-- BEGIN --
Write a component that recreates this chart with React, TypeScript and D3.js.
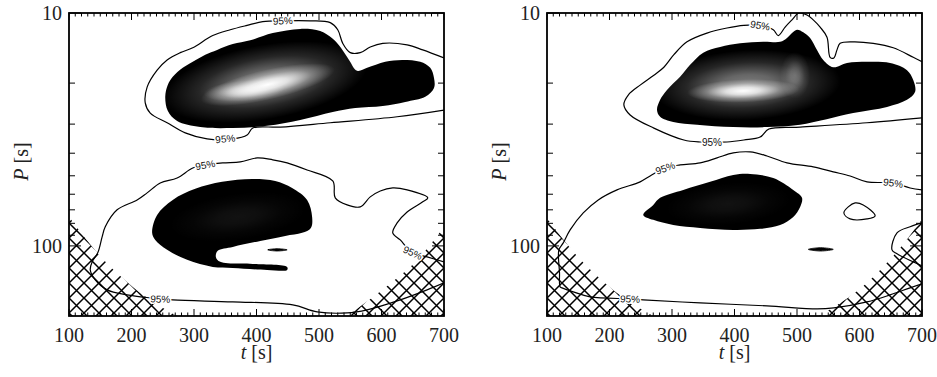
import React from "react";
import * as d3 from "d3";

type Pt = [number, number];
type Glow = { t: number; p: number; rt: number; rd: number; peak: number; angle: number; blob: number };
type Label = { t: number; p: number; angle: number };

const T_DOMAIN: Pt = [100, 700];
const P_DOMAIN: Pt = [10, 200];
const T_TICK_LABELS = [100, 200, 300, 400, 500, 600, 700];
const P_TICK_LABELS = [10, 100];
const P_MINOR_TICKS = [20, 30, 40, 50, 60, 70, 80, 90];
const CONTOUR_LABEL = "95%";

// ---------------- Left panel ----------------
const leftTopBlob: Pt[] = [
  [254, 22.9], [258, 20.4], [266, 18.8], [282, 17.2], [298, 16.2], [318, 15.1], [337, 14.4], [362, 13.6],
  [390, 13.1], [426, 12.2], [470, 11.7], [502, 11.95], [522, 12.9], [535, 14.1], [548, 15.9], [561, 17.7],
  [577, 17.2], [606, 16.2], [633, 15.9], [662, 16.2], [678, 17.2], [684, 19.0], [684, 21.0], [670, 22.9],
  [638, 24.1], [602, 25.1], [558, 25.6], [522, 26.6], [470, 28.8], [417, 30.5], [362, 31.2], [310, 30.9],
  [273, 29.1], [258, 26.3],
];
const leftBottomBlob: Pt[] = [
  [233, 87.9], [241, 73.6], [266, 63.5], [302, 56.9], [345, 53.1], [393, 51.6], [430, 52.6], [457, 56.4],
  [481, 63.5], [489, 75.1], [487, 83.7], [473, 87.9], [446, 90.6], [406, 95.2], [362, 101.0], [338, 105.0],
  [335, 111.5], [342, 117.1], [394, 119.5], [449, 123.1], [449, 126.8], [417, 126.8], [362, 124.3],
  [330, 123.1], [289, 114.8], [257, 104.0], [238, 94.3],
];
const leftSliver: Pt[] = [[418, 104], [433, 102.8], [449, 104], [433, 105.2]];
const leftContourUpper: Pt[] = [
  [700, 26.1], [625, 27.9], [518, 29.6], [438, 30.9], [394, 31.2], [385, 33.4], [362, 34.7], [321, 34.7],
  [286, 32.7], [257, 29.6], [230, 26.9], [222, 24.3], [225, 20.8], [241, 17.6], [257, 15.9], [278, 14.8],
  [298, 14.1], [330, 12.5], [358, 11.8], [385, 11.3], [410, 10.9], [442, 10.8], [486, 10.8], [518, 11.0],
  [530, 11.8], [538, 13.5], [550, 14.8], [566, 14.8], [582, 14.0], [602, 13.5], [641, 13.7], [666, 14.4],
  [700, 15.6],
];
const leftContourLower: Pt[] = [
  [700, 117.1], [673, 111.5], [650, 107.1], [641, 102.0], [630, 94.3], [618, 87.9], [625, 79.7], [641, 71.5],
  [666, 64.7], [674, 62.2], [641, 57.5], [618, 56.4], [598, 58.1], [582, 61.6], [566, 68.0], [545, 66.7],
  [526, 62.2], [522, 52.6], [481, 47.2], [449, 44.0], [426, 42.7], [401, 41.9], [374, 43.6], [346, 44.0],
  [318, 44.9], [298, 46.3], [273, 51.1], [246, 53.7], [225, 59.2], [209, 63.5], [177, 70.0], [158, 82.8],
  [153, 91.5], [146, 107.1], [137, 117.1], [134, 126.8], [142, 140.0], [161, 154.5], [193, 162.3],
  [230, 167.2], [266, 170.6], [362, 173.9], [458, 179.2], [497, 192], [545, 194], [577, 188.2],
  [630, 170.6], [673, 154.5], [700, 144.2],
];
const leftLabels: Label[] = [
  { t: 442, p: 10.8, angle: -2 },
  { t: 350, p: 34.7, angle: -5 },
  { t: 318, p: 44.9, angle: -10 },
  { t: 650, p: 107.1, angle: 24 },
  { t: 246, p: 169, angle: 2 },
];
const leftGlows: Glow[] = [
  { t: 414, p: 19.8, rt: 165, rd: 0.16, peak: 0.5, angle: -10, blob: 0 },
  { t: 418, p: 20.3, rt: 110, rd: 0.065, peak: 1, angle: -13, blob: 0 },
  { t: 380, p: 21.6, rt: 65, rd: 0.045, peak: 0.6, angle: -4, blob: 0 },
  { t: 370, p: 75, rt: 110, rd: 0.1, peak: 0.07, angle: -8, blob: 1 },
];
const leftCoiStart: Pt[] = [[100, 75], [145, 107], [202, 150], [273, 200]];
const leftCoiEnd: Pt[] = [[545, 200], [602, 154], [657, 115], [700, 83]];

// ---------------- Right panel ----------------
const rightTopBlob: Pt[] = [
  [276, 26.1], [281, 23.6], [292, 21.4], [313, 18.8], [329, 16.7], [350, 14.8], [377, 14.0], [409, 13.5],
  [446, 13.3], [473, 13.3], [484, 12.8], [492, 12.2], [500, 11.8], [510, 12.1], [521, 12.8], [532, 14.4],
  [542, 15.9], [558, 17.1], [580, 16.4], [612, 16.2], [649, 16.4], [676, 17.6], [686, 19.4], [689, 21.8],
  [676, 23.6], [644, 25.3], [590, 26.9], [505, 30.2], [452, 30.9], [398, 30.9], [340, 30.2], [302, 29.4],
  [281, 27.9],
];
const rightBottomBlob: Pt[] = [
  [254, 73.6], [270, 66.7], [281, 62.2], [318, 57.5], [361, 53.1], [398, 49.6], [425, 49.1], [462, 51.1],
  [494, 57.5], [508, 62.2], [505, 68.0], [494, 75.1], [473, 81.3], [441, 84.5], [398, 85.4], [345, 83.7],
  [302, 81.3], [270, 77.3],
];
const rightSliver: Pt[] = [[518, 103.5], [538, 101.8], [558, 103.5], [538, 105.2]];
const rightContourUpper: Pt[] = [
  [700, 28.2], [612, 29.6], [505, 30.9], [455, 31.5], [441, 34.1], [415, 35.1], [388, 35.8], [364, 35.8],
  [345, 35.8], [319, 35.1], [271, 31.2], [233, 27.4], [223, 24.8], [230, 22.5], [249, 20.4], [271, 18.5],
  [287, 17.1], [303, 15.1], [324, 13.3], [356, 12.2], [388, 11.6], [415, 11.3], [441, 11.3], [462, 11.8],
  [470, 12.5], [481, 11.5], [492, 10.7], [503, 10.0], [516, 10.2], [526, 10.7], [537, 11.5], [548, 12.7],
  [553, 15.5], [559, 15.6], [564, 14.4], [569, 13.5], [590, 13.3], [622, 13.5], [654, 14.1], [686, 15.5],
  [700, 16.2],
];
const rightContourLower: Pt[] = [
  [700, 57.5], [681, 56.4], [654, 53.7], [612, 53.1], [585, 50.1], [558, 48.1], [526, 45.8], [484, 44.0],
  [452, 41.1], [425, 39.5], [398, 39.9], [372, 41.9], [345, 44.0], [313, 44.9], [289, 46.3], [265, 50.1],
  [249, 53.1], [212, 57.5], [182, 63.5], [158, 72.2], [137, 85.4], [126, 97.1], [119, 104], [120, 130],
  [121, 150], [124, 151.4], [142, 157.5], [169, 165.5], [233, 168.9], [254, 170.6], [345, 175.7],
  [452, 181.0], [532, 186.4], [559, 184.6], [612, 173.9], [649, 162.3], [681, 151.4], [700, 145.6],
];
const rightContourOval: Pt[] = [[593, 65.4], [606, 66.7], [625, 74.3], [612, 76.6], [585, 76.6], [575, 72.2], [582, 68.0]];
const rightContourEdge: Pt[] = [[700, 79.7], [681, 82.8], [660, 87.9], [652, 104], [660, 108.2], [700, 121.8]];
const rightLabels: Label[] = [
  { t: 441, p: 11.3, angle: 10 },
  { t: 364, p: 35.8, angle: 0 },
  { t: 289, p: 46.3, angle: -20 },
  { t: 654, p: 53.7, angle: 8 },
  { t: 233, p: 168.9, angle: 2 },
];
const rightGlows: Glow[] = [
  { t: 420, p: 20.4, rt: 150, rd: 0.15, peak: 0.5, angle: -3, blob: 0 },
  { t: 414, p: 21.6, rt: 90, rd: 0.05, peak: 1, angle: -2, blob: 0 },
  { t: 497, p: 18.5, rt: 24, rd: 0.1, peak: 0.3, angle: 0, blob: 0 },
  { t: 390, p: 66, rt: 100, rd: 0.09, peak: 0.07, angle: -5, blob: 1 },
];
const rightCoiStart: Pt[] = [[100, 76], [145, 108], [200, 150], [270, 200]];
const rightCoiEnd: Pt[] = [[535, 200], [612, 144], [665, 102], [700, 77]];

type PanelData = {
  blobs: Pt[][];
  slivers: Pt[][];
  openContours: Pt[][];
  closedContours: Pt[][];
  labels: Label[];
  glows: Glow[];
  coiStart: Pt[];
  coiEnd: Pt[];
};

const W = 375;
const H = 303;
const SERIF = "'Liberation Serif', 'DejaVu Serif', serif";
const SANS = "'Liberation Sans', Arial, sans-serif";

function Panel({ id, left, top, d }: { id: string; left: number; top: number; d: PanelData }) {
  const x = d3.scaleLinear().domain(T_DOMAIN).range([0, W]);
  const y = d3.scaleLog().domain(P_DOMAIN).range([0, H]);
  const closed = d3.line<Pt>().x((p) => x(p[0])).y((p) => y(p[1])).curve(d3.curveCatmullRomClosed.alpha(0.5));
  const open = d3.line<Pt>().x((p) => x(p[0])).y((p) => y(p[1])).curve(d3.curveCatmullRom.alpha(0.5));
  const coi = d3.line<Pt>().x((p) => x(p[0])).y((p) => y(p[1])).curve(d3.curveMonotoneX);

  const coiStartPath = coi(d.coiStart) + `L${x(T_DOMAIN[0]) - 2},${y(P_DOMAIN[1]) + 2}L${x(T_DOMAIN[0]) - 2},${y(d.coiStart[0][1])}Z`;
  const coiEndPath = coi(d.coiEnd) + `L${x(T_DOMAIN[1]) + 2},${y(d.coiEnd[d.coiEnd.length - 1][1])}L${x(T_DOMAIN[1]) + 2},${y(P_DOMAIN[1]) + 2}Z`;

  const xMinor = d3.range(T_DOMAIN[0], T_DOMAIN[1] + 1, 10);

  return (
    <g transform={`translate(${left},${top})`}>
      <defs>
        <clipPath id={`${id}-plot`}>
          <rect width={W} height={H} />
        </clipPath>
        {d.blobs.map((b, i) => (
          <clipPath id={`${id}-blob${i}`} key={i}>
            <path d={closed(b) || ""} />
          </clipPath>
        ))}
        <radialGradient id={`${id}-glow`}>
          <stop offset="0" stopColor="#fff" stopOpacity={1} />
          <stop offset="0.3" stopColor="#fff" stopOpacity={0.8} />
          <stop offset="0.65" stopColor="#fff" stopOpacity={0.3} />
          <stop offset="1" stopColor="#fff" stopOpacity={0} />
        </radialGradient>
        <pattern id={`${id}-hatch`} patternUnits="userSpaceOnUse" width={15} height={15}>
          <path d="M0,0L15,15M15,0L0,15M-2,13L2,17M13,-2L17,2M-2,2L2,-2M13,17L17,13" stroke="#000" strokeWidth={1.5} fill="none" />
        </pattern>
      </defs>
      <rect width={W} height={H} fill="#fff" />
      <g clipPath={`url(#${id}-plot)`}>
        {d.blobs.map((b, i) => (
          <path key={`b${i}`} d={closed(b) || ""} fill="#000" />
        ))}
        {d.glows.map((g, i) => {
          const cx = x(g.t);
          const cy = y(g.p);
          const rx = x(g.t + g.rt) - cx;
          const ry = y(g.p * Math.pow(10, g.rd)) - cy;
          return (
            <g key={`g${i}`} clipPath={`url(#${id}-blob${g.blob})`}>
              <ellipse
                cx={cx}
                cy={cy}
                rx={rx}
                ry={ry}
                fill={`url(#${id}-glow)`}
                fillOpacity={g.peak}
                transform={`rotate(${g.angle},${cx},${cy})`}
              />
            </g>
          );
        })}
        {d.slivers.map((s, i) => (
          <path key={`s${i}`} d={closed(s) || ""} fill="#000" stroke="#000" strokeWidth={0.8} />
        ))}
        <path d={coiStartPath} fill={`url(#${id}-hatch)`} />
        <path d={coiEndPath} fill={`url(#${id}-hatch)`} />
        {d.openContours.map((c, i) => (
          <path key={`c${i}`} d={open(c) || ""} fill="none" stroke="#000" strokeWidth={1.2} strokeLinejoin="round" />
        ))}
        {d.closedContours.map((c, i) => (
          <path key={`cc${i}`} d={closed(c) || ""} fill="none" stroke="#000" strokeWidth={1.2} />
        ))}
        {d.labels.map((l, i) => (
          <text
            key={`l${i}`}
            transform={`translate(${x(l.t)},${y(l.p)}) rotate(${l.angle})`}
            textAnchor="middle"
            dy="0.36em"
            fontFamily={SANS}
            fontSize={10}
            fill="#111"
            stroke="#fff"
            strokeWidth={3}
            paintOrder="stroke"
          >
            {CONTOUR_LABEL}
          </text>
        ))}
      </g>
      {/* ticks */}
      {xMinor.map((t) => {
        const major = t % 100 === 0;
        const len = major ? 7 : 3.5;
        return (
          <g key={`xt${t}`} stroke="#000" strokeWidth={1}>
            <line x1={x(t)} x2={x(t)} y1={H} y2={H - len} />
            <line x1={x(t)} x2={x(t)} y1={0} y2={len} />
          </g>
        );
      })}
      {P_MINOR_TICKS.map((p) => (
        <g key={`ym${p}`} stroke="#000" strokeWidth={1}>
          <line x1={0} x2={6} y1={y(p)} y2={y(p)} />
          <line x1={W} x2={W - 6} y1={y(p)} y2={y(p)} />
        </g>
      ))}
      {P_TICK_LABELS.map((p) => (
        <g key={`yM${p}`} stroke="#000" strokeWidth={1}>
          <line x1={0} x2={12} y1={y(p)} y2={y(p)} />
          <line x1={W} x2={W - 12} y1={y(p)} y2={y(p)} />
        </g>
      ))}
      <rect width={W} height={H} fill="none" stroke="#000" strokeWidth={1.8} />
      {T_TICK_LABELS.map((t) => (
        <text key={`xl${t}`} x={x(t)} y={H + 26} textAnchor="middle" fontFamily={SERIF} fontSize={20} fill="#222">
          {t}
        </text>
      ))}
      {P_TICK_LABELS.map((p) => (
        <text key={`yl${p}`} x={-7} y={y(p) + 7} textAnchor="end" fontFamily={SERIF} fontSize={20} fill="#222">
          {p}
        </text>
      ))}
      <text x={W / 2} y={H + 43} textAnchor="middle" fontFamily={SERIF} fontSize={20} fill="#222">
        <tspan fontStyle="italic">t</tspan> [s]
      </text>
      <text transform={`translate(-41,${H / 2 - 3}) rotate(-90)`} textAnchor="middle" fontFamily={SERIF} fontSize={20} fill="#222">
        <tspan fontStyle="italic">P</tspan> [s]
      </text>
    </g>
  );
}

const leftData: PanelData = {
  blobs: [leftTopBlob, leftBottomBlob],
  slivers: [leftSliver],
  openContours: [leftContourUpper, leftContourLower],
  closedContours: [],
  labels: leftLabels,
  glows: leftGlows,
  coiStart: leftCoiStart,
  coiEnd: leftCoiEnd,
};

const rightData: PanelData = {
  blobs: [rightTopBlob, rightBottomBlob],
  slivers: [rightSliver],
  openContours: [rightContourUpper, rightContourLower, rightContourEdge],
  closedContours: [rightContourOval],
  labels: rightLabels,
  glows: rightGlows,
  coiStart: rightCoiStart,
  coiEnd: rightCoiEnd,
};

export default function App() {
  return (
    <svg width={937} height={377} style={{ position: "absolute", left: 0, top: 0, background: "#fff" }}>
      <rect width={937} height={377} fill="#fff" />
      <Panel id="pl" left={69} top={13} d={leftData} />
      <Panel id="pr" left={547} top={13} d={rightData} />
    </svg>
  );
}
-- END --
-- BEGIN --
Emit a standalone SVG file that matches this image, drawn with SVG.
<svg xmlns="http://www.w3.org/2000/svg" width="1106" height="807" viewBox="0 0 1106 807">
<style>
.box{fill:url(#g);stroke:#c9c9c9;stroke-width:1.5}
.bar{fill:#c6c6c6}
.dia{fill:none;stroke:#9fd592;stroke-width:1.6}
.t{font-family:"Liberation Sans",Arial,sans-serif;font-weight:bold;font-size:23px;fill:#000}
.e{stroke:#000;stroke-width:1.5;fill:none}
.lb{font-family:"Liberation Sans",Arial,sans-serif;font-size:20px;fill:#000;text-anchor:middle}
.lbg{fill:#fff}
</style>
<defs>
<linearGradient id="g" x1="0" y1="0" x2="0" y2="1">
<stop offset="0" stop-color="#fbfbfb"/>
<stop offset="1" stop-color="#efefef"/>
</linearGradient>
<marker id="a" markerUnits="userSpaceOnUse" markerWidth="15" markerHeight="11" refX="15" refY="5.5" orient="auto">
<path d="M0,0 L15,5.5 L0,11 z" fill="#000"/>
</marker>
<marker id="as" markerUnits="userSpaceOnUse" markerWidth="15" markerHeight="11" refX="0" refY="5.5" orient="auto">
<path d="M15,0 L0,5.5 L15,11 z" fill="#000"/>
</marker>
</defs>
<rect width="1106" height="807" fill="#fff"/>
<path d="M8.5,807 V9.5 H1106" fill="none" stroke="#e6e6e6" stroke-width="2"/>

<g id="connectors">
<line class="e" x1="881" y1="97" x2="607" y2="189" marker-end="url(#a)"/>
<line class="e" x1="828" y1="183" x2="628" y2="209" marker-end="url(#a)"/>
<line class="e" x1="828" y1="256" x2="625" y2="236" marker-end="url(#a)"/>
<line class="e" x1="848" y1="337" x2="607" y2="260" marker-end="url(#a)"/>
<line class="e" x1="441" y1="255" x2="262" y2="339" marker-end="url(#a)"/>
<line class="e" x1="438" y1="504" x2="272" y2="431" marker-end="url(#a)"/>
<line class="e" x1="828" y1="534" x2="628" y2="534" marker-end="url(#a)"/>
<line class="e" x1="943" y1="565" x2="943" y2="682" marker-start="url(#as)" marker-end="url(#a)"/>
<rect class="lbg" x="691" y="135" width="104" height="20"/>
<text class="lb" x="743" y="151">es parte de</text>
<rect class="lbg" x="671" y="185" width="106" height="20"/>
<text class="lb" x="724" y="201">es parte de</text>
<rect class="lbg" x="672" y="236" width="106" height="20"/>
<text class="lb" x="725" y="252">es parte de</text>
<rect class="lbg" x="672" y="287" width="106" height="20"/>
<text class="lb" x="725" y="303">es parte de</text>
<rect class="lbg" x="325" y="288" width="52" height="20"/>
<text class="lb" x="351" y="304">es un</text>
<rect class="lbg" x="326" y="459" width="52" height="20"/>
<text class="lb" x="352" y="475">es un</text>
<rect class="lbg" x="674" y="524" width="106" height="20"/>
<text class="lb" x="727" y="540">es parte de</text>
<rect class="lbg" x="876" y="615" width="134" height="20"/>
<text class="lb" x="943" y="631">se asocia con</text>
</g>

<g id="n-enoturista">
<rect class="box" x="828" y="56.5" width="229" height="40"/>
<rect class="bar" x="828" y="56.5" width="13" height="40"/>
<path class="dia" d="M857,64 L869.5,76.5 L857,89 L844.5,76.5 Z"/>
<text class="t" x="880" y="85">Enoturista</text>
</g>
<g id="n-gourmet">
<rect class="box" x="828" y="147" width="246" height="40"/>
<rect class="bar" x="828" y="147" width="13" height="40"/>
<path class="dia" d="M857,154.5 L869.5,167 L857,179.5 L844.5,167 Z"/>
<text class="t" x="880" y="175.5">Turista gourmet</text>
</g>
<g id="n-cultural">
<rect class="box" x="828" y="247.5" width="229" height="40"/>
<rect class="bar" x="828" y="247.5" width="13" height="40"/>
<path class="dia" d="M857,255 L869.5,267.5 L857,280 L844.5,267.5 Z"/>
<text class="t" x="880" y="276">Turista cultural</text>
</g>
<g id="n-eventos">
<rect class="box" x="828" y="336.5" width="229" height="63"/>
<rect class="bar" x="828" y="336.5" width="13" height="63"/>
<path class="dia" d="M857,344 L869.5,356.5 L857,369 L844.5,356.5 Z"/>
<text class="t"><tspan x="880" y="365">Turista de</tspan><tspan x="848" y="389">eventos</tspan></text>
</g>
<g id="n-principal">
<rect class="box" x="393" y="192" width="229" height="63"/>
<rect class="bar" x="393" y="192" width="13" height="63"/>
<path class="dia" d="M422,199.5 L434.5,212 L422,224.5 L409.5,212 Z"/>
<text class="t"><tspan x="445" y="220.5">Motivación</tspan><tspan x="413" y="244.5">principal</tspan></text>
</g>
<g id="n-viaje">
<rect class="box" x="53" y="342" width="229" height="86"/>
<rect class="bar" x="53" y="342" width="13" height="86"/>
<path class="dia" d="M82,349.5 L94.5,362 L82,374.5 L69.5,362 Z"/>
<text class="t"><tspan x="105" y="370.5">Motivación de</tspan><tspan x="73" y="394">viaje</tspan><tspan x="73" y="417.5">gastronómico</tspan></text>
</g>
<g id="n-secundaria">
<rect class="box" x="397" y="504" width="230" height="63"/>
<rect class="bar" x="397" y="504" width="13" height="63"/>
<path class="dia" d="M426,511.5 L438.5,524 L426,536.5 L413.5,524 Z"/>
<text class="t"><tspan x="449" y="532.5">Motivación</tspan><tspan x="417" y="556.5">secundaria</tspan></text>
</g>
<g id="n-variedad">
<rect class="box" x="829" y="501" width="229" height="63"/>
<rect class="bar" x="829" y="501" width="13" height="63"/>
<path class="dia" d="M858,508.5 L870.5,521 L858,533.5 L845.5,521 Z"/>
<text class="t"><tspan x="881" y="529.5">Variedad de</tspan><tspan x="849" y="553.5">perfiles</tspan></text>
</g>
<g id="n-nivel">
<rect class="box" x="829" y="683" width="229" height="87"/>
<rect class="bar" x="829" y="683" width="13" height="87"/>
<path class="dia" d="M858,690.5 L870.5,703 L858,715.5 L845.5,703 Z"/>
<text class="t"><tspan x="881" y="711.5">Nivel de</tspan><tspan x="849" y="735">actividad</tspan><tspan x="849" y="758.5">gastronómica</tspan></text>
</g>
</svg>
-- END --
-- BEGIN --
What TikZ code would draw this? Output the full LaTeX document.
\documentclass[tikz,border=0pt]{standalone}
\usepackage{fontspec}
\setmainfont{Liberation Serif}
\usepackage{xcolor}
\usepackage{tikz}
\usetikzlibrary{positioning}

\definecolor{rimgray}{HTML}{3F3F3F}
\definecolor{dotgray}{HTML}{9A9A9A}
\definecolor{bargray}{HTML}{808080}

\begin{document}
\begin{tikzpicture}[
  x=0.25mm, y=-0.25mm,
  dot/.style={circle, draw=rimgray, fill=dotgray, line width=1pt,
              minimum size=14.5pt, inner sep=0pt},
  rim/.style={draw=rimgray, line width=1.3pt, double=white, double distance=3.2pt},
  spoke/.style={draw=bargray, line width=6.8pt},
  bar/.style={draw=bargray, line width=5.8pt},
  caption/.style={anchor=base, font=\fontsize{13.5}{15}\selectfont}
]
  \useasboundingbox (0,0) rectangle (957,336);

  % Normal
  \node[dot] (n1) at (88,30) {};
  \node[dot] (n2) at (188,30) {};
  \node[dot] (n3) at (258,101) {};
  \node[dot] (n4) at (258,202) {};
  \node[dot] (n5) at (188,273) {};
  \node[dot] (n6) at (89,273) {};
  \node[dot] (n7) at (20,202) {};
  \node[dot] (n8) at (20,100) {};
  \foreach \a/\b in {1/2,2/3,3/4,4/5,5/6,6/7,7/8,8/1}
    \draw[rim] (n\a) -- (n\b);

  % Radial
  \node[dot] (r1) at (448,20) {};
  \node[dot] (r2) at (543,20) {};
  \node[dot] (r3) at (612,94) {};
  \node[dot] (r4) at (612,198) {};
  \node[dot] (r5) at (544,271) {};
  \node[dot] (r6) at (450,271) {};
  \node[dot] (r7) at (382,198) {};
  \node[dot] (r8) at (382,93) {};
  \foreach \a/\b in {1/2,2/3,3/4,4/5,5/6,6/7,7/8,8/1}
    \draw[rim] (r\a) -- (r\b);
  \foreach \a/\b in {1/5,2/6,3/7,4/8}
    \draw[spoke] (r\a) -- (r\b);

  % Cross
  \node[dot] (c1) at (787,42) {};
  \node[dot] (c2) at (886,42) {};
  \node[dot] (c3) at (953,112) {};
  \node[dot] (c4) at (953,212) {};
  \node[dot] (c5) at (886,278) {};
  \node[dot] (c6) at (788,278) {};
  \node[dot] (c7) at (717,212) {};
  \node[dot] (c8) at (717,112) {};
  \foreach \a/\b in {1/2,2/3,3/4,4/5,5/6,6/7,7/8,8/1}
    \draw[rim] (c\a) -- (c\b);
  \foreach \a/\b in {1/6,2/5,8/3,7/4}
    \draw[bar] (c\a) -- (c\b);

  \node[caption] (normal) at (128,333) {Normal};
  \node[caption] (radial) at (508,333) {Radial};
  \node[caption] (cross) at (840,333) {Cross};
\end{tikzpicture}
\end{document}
-- END --
# Work to do
Above are some records. Output exactly the lines from the one that contains "Write a component" to the one that contains "p: number; angle: number", keeping both, and omit the pictures.

# Output of the task
Write a component that recreates this chart with React, TypeScript and D3.js.
import React from "react";
import * as d3 from "d3";

type Pt = [number, number];
type Glow = { t: number; p: number; rt: number; rd: number; peak: number; angle: number; blob: number };
type Label = { t: number; p: number; angle: number };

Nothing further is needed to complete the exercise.